Majority Voting
The \(k\) nearest neighbors model predicts the target level from the majority vote from the set of the \(k\) nearest neighbors to the query \(q\).
Where \(\delta\) is an indicator function such that \(\delta(t_i, l) = 1 \iff t_i = l\):
$$ \mathbb{M}_{k} (q) = argmax_{l \in levels(t)} \left( \sum_{i=1}^{k} \delta(t_i, l) \right) $$
For categorical features, \(k\) should be odd to avoid ties.
Distance Weighting
An imbalanced dataset is one that contains significantly more of one target level than another. As \(k\) increases, the prediction will be dominated by the majority target value.
Distance-weighted \(k-NN\) presents a mitigation to imbalanced datasets:
$$ \mathbb{M}_{k} (q) = argmax_{l \in levels(t)} \left( \sum_{i=1}^{k} \frac{1}{dist(q, d_i)^2} \cdot \delta(t_i, l) \right) $$
That said, weighted \( k-NN \) is not a silver bullet for imbalanced datasets. Also, computing \( \frac{1}{dist(q, d_i)^2} \) for all \(N\) may be expensive.
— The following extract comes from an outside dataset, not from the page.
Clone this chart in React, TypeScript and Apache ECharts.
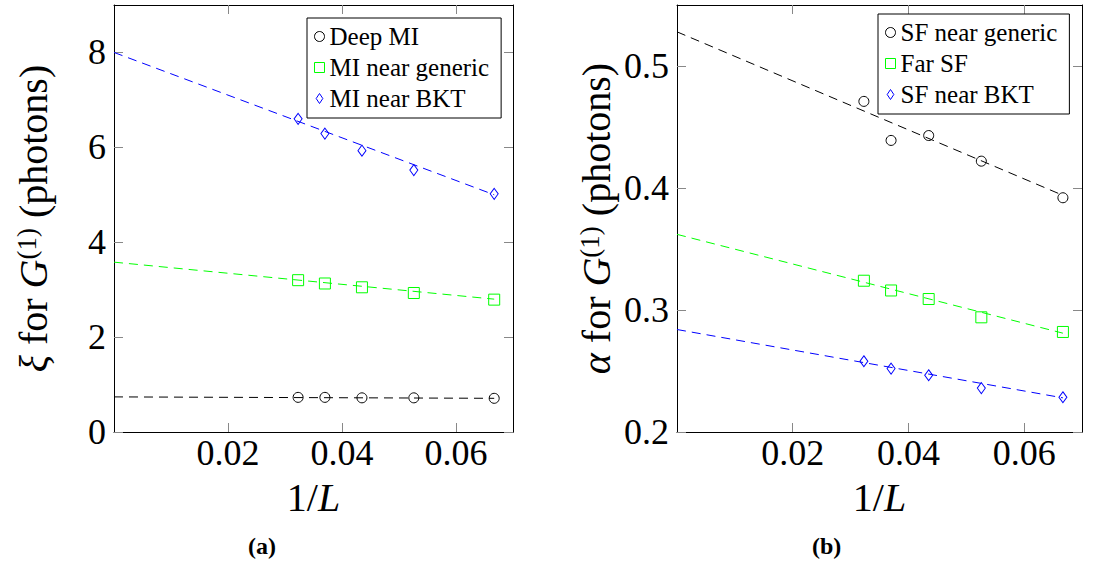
import React, { useEffect, useRef } from 'react';
import * as echarts from 'echarts';

// ---------- data ----------
const invL = [0.0323, 0.037, 0.0435, 0.0526, 0.0667];
const fitX = [0, 0.0667];
const xTicks = [0.02, 0.04, 0.06];
const leftYTicks = [0, 2, 4, 6, 8];
const rightYTicks = [0.2, 0.3, 0.4, 0.5];

const leftNames = ['Deep MI', 'MI near generic', 'MI near BKT'];
const deepMI = [0.73, 0.73, 0.72, 0.72, 0.71];
const miGeneric = [3.2, 3.13, 3.05, 2.93, 2.79];
const miBKT = [6.6, 6.29, 5.93, 5.52, 5.02];
const deepMIFit = [0.74, 0.71];
const miGenericFit = [3.58, 2.8];
const miBKTFit = [8.0, 5.0];

const rightNames = ['SF near generic', 'Far SF', 'SF near BKT'];
const sfGeneric = [0.471, 0.439, 0.443, 0.422, 0.392];
const farSF = [0.324, 0.316, 0.309, 0.294, 0.282];
const sfBKT = [0.258, 0.252, 0.2465, 0.236, 0.2285];
const sfGenericFit = [0.528, 0.394];
const farSFFit = [0.362, 0.281];
const sfBKTFit = [0.284, 0.228];

const colors = ['#000000', '#00ff00', '#0000ff'];
const font = 'serif';
const diamondPath = 'path://M4 0 L8 6 L4 12 L0 6 Z';

const zip = (xs: number[], ys: number[]) => xs.map((x, i) => [x, ys[i]]);

const tok = (size: number, extra: any = {}) => ({
  fontSize: size,
  fontFamily: font,
  color: '#000',
  ...extra,
});

function xAxis(gridIndex: number, main: boolean) {
  return {
    type: 'value',
    gridIndex,
    position: main ? 'bottom' : 'top',
    min: 0,
    max: 0.07,
    axisLine: { show: true, onZero: false, lineStyle: { color: '#000', width: 1 } },
    axisTick: { show: true, inside: true, length: 9, customValues: xTicks, lineStyle: { color: '#888', width: 1 } },
    axisLabel: main
      ? { show: true, customValues: xTicks, ...tok(36), margin: 3 }
      : { show: false },
    splitLine: { show: false },
    name: main ? '1/{i|L}' : '',
    nameLocation: 'middle',
    nameGap: 45,
    nameTextStyle: {
      ...tok(40),
      rich: { i: tok(40, { fontStyle: 'italic' }) },
    },
  };
}

function yAxis(gridIndex: number, main: boolean, min: number, max: number, ticks: number[], sym: string) {
  return {
    type: 'value',
    gridIndex,
    position: main ? 'left' : 'right',
    min,
    max,
    axisLine: { show: true, onZero: false, lineStyle: { color: '#000', width: 1 } },
    axisTick: { show: true, inside: true, length: 9, customValues: ticks, lineStyle: { color: '#888', width: 1 } },
    axisLabel: main
      ? { show: true, customValues: ticks, ...tok(36), margin: 8 }
      : { show: false },
    splitLine: { show: false },
    name: main ? `{i|${sym}} for {i|G}{s|(1)} (photons)` : '',
    nameLocation: 'middle',
    nameRotate: 90,
    nameGap: 61,
    nameTextStyle: {
      ...tok(40),
      rich: {
        i: tok(40, { fontStyle: 'italic' }),
        s: tok(27, { verticalAlign: 'top' }),
      },
    },
  };
}

function scatter(name: string, ys: number[], symbol: string, size: any, color: string, ai: number) {
  return {
    type: 'scatter',
    name,
    xAxisIndex: ai,
    yAxisIndex: ai,
    data: zip(invL, ys),
    symbol,
    symbolSize: size,
    silent: true,
    z: 2,
    itemStyle: { color: '#fff', borderColor: color, borderWidth: 1, opacity: 1 },
  };
}

function fit(name: string, ys: number[], color: string, ai: number) {
  return {
    type: 'line',
    name,
    xAxisIndex: ai,
    yAxisIndex: ai,
    data: zip(fitX, ys),
    showSymbol: false,
    symbol: 'none',
    silent: true,
    z: 3,
    lineStyle: { color, width: 1, type: [9, 6] },
  };
}

const symbols = ['circle', 'rect', 'diamond'];
const legendIcons = ['circle', 'rect', diamondPath];
const sizes: any[] = [10, 11, [8, 11]];

function legendData(names: string[]) {
  return names.map((n, i) => ({
    name: n,
    icon: legendIcons[i],
    itemStyle: { color: '#fff', borderColor: colors[i], borderWidth: 1 },
  }));
}

function legend(names: string[], left: number, top: number) {
  return {
    orient: 'vertical',
    left,
    top,
    data: legendData(names),
    selectedMode: false,
    borderColor: '#000',
    borderWidth: 1,
    borderRadius: 0,
    backgroundColor: '#fff',
    padding: [6, 12, 7, 7],
    itemGap: 6,
    itemWidth: 10,
    itemHeight: 10,
    textStyle: { ...tok(25), lineHeight: 25 },
  };
}

export default function App() {
  const ref = useRef<HTMLDivElement>(null);
  useEffect(() => {
    if (!ref.current) return;
    const chart = echarts.init(ref.current, null, { renderer: 'svg' });
    const leftS = [deepMI, miGeneric, miBKT];
    const leftF = [deepMIFit, miGenericFit, miBKTFit];
    const rightS = [sfGeneric, farSF, sfBKT];
    const rightF = [sfGenericFit, farSFFit, sfBKTFit];
    const series: any[] = [];
    leftNames.forEach((n, i) => series.push(scatter(n, leftS[i], symbols[i], sizes[i], colors[i], 0)));
    leftNames.forEach((n, i) => series.push(fit(n + ' fit', leftF[i], colors[i], 0)));
    rightNames.forEach((n, i) => series.push(scatter(n, rightS[i], symbols[i], sizes[i], colors[i], 2)));
    rightNames.forEach((n, i) => series.push(fit(n + ' fit', rightF[i], colors[i], 2)));

    chart.setOption({
      animation: false,
      backgroundColor: '#fff',
      textStyle: { fontFamily: font },
      grid: [
        { left: 114, top: 5, width: 399, height: 427 },
        { left: 677, top: 5, width: 405, height: 427 },
      ],
      xAxis: [xAxis(0, true), xAxis(0, false), xAxis(1, true), xAxis(1, false)],
      yAxis: [
        yAxis(0, true, 0, 9, leftYTicks, 'ξ'),
        yAxis(0, false, 0, 9, leftYTicks, 'ξ'),
        yAxis(1, true, 0.2, 0.55, rightYTicks, 'α'),
        yAxis(1, false, 0.2, 0.55, rightYTicks, 'α'),
      ],
      legend: [legend(leftNames, 307, 18), legend(rightNames, 878, 14)],
      graphic: [
        {
          type: 'text',
          left: 248,
          top: 534,
          style: { text: '(a)', font: `bold 24px ${font}`, fill: '#000' },
        },
        {
          type: 'text',
          left: 812,
          top: 534,
          style: { text: '(b)', font: `bold 24px ${font}`, fill: '#000' },
        },
      ],
      series,
    });
    return () => chart.dispose();
  }, []);
  return (
    <div
      ref={ref}
      style={{ position: 'fixed', left: 0, top: 0, width: 1114, height: 569, background: '#fff' }}
    />
  );
}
I don’t follow. Why are we doing work for \(N\)? Aren’t we interested in \(k\) instances?
This doesn’t read right. If there are 3 possible categories, \(k = 3\) can result in a tie. “\(k \mod |categories| \ne 0 \)” seems like an alternative choice, but \(k = 4\) could result in \(\{2, 2, 0\}\) votes for 3 possible categories.